Raw records

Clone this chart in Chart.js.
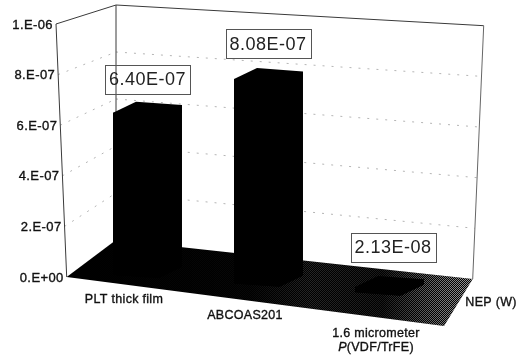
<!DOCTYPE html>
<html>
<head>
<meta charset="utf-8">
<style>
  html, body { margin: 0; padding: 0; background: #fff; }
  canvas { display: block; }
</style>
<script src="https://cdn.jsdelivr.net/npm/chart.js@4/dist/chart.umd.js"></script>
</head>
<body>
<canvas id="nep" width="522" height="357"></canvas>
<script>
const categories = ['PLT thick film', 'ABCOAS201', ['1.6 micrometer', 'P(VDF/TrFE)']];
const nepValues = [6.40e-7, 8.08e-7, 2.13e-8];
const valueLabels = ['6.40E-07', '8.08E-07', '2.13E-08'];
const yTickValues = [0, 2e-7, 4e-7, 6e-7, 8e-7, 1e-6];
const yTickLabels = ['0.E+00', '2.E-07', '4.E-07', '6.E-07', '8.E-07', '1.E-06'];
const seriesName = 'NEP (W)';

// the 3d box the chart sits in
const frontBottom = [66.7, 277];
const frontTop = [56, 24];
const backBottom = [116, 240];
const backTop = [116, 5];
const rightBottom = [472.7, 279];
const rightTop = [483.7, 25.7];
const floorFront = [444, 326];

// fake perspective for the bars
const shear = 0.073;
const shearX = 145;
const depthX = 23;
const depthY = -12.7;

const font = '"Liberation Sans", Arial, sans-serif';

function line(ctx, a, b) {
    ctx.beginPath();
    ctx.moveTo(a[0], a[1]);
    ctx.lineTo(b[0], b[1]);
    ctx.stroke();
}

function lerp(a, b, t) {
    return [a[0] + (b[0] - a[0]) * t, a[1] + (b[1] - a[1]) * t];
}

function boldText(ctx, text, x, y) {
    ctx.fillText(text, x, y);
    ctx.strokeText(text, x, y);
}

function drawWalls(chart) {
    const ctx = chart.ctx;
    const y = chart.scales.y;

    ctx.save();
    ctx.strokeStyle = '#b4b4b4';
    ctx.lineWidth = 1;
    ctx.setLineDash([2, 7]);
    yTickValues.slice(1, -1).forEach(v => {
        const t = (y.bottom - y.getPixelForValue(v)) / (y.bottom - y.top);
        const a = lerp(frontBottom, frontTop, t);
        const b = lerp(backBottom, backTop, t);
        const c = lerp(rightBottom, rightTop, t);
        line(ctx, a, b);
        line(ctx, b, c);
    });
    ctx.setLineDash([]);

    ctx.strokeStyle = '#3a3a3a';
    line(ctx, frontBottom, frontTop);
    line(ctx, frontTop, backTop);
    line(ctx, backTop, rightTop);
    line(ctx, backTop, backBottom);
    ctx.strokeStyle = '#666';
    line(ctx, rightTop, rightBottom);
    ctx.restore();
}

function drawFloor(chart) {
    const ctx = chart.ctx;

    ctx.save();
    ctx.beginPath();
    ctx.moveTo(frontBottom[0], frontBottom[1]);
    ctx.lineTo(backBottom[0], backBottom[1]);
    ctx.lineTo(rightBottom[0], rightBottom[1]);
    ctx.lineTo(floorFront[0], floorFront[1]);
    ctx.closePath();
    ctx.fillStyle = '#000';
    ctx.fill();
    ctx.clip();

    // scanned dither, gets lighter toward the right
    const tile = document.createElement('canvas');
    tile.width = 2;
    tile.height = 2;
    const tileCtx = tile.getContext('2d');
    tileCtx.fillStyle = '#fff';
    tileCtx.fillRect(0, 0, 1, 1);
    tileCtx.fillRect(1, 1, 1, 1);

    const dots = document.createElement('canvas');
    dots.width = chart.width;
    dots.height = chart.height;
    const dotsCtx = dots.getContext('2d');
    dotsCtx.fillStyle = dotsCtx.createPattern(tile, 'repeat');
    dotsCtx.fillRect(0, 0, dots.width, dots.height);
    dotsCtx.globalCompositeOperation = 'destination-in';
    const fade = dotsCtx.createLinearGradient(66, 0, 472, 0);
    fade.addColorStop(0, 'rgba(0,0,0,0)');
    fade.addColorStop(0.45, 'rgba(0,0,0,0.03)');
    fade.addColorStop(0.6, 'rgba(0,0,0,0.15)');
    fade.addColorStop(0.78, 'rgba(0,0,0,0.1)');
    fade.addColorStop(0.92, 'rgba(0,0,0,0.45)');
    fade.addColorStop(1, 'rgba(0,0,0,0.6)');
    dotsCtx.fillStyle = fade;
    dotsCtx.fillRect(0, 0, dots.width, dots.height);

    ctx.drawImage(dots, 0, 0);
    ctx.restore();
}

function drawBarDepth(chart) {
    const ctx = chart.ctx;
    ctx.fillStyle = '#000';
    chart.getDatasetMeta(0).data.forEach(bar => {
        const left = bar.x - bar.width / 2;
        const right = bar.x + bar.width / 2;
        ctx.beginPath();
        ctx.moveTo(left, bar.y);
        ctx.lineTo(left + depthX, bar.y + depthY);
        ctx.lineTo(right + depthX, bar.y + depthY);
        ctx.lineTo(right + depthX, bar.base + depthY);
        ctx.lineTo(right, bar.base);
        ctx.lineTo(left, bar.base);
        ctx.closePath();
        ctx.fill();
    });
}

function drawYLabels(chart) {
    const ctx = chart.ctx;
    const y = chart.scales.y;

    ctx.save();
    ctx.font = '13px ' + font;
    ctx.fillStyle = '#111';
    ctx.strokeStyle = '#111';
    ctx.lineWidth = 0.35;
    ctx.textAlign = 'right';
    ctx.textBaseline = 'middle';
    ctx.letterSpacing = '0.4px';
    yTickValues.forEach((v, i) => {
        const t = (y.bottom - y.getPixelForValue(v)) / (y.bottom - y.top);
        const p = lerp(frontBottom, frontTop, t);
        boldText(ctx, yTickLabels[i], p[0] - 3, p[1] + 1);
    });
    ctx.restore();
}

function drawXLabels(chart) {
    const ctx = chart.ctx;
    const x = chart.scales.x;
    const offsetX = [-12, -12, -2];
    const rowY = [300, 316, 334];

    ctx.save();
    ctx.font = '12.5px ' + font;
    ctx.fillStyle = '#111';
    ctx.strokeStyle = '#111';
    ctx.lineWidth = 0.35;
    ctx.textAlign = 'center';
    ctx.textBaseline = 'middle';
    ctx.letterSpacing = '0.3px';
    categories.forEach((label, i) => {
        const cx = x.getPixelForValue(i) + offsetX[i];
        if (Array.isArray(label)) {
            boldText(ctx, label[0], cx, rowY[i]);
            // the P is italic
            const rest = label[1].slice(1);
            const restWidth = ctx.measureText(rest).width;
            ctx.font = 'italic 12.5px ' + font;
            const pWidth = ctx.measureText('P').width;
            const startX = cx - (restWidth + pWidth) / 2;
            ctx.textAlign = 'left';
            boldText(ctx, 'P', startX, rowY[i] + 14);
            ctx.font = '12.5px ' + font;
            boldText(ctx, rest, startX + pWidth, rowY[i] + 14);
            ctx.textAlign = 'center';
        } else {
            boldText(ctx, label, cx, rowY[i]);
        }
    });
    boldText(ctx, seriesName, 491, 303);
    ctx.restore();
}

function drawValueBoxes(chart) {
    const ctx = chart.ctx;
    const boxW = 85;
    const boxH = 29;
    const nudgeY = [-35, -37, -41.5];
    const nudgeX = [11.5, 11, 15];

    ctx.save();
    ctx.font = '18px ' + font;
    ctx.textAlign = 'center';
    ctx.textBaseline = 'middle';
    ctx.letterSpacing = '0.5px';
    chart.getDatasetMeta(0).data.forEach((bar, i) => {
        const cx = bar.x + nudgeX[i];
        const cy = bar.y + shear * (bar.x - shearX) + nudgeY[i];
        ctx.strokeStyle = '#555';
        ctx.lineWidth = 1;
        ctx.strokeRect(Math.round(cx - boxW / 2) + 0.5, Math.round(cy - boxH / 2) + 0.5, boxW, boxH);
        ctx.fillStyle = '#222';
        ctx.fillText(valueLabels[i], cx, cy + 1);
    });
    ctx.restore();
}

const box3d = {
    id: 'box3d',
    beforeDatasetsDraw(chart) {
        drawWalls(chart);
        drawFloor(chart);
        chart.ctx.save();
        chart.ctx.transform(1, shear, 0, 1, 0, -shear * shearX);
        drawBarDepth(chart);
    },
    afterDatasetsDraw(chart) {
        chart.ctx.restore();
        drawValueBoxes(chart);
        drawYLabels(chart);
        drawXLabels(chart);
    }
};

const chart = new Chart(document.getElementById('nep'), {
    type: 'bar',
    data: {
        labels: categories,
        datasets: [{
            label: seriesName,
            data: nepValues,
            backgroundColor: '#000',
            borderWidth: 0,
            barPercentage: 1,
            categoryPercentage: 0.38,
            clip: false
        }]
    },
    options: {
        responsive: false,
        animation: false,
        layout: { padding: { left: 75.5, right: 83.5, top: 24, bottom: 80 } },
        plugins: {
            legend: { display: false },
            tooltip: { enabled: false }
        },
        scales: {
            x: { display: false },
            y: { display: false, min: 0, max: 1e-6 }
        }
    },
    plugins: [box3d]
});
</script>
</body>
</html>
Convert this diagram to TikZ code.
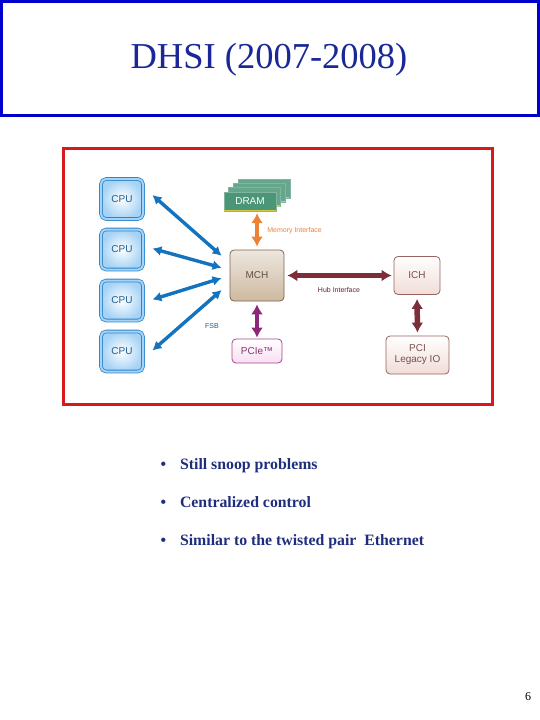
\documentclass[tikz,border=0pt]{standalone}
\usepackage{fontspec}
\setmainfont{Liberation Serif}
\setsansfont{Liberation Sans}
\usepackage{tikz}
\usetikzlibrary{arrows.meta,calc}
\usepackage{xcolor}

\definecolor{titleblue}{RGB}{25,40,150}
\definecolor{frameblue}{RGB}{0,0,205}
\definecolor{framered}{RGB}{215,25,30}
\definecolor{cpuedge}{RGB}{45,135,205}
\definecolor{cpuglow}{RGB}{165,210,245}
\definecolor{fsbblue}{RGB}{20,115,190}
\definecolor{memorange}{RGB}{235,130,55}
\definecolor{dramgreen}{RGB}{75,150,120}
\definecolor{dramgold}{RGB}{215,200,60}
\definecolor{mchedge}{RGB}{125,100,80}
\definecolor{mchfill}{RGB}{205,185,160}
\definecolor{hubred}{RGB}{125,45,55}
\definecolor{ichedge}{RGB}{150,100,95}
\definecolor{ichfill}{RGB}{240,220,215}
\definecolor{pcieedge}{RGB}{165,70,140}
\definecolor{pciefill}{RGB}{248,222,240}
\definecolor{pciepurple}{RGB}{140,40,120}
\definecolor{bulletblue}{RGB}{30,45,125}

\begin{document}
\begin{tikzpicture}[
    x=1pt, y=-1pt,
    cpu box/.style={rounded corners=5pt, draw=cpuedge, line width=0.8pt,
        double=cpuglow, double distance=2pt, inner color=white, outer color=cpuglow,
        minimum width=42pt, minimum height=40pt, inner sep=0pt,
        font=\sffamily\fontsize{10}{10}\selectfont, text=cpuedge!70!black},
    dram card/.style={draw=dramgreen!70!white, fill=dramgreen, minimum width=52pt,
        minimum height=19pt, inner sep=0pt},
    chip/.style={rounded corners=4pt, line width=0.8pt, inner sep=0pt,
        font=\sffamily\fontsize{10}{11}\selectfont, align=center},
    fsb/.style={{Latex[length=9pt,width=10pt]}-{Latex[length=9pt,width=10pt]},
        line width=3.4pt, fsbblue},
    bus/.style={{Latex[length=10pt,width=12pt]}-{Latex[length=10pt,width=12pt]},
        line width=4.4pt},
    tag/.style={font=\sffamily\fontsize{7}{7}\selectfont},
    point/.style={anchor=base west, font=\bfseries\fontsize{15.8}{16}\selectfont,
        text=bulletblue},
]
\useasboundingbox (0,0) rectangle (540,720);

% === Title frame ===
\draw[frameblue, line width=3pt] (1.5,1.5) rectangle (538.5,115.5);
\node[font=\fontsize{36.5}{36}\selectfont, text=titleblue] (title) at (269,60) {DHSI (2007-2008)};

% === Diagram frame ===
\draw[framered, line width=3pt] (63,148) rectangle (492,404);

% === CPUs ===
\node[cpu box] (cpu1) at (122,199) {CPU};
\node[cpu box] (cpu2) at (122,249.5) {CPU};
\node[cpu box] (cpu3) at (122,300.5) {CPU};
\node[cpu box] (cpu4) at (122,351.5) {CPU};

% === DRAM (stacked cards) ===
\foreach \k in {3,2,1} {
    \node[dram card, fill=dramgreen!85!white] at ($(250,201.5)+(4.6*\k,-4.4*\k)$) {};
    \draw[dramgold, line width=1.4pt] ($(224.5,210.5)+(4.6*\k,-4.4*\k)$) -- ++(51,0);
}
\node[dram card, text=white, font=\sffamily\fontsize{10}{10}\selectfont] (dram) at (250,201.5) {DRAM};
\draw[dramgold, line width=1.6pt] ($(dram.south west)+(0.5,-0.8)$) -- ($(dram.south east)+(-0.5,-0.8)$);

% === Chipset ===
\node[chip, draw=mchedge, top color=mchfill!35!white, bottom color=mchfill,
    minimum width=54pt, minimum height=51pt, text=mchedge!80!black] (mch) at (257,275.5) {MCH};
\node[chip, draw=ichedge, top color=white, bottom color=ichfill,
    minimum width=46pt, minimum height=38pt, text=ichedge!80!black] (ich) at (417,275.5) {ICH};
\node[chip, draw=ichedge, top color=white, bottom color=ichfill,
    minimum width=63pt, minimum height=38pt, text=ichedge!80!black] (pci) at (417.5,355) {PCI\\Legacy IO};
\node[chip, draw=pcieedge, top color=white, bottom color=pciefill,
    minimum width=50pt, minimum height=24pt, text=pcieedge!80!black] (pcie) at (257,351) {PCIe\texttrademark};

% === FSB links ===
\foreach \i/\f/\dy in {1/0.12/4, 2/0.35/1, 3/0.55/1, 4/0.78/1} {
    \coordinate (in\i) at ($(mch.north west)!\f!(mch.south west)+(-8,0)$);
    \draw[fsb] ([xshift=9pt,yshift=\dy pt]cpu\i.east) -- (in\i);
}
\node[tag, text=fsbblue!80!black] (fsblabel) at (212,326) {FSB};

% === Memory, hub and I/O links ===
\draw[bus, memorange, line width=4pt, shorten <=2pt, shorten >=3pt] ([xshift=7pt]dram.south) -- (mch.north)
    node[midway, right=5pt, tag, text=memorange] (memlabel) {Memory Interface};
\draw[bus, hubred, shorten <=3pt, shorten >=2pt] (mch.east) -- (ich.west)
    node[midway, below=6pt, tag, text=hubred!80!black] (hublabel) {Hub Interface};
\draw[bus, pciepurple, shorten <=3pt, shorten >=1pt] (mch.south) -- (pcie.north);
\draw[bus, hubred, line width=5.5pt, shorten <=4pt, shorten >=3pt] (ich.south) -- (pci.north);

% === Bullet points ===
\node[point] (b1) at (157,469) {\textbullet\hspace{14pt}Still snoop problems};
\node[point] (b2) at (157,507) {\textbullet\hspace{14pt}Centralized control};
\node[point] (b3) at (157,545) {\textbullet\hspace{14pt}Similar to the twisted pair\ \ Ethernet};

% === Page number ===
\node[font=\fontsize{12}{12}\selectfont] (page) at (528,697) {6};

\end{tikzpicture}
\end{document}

What this task involves - Leave out any pictures, please, and quote only the lines from the top of the data through the line that contains "const seriesName = 'NEP (W)';".

Final result -
Clone this chart in Chart.js.
<!DOCTYPE html>
<html>
<head>
<meta charset="utf-8">
<style>
  html, body { margin: 0; padding: 0; background: #fff; }
  canvas { display: block; }
</style>
<script src="https://cdn.jsdelivr.net/npm/chart.js@4/dist/chart.umd.js"></script>
</head>
<body>
<canvas id="nep" width="522" height="357"></canvas>
<script>
const categories = ['PLT thick film', 'ABCOAS201', ['1.6 micrometer', 'P(VDF/TrFE)']];
const nepValues = [6.40e-7, 8.08e-7, 2.13e-8];
const valueLabels = ['6.40E-07', '8.08E-07', '2.13E-08'];
const yTickValues = [0, 2e-7, 4e-7, 6e-7, 8e-7, 1e-6];
const yTickLabels = ['0.E+00', '2.E-07', '4.E-07', '6.E-07', '8.E-07', '1.E-06'];
const seriesName = 'NEP (W)';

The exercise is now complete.